• What to work on
Single out the lines of the material that contain "script" and copy them.

::: Data excerpts

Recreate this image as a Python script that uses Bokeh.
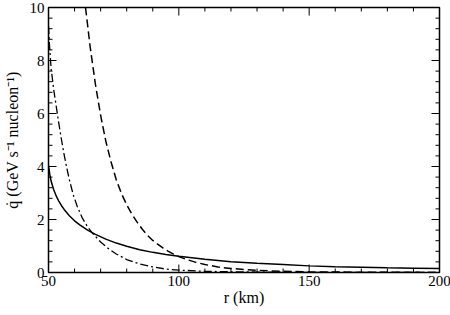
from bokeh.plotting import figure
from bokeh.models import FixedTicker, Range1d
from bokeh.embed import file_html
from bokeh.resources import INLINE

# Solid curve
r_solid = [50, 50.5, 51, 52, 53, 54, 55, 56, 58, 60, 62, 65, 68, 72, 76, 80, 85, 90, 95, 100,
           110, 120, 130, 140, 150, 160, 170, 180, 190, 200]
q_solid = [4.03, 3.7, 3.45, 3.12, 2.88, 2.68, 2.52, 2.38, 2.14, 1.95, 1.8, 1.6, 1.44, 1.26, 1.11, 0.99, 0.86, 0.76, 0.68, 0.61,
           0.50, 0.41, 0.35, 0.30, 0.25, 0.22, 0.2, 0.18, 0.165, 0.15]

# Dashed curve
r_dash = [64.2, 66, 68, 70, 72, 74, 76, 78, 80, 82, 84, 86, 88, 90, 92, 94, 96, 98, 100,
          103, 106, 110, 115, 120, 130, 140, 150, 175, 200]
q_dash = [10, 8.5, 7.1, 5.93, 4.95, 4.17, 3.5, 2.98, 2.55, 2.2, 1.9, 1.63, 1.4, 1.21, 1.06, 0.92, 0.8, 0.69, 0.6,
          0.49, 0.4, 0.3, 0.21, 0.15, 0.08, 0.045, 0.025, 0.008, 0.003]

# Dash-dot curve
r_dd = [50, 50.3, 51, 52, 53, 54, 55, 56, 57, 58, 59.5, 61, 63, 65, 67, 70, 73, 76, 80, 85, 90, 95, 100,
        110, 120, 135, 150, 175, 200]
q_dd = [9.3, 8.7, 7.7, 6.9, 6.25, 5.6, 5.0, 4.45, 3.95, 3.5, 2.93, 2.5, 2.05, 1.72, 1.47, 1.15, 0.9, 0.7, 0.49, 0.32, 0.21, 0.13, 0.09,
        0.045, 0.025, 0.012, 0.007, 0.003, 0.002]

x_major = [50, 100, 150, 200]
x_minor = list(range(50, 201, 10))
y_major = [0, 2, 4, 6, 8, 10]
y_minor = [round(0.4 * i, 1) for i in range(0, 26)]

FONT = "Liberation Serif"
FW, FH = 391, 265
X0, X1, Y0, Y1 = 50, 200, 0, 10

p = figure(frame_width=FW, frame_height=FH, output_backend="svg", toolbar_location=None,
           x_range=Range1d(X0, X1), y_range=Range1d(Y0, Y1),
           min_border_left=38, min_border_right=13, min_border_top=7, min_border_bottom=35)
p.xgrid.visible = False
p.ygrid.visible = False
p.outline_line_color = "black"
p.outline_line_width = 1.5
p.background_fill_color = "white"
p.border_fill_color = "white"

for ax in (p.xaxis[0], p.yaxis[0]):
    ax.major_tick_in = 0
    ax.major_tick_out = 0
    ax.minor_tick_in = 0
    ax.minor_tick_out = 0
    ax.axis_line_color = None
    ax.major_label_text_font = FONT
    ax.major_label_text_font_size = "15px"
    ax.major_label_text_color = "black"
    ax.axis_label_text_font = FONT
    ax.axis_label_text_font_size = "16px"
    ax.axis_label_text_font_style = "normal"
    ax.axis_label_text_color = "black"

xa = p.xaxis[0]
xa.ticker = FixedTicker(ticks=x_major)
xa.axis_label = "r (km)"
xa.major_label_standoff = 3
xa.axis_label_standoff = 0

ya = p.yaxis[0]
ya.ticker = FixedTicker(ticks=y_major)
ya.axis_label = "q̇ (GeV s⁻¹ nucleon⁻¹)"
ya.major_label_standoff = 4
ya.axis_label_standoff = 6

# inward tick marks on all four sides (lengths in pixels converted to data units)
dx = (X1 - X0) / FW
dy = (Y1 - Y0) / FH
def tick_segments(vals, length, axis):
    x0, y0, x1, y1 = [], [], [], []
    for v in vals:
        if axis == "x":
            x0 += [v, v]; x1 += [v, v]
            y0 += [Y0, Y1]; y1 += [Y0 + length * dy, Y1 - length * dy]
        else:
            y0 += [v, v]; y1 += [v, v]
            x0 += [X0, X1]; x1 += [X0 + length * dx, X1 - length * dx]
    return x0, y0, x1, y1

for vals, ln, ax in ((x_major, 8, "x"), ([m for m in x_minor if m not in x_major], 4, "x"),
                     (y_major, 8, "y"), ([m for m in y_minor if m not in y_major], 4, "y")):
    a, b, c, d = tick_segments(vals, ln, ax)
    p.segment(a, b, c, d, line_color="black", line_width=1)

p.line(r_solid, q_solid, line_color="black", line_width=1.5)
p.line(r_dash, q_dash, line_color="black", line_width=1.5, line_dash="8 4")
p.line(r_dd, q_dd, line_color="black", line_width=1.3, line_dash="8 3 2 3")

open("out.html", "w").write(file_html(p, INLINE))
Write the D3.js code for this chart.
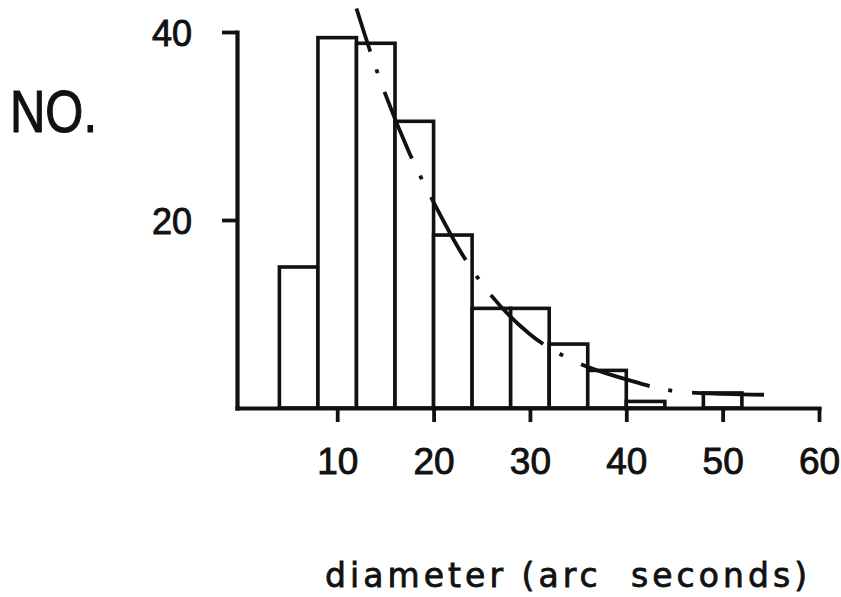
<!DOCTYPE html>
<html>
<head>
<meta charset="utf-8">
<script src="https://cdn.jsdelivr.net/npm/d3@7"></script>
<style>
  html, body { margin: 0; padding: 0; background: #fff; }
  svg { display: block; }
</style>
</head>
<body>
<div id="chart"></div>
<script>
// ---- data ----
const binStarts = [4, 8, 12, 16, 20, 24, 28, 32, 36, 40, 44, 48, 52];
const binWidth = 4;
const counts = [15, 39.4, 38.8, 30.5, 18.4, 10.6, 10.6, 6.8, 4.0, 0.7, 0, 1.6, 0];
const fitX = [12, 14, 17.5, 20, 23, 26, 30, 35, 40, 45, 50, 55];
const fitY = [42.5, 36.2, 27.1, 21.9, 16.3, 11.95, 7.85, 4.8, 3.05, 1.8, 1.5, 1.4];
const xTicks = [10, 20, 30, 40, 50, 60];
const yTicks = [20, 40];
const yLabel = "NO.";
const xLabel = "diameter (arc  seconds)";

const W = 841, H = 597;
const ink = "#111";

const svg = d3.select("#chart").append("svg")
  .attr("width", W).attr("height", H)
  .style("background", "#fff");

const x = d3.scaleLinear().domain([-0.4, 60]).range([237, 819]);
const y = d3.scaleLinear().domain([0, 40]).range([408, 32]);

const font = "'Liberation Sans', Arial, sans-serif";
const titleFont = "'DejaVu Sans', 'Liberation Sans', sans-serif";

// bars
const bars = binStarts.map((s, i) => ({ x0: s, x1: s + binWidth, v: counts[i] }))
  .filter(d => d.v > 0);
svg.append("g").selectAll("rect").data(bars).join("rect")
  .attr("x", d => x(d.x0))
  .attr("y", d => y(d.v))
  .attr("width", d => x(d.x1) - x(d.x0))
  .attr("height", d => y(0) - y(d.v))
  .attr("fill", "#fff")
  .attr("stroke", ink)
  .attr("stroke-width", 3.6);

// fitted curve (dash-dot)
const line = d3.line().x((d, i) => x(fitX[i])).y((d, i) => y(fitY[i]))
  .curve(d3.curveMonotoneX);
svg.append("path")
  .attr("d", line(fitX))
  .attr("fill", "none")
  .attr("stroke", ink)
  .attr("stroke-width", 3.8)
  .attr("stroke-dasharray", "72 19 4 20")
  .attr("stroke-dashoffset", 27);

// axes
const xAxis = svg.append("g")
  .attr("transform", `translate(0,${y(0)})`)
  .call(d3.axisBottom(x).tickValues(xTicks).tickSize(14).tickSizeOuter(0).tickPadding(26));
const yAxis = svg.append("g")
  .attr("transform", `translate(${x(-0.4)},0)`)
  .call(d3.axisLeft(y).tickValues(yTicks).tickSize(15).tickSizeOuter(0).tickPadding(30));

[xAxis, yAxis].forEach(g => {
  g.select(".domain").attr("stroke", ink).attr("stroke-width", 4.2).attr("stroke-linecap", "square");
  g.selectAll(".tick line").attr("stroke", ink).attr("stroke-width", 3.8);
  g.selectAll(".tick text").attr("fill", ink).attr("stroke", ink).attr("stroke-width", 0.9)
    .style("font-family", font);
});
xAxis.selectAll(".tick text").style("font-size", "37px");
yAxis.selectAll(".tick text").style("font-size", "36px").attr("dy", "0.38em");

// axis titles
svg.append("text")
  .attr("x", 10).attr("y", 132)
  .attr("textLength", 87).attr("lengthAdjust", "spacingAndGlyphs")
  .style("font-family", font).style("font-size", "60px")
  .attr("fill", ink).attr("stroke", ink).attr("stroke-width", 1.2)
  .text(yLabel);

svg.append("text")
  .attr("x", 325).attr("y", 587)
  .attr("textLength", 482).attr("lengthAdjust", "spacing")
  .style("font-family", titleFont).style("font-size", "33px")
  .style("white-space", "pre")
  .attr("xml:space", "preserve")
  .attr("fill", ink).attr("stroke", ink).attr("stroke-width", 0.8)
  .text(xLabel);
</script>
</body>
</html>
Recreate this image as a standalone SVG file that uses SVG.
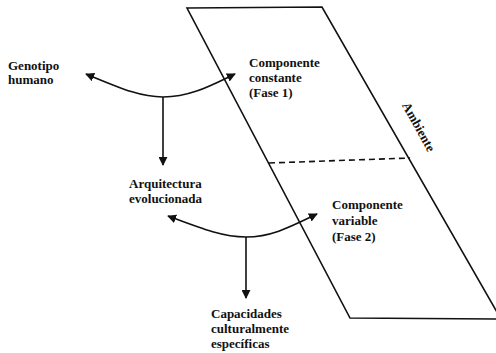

::::::

• Correct output
Recreate this image as a Python script that uses Bokeh.
<script src="https://cdn.jsdelivr.net/npm/d3@7"></script>
<script>
</script>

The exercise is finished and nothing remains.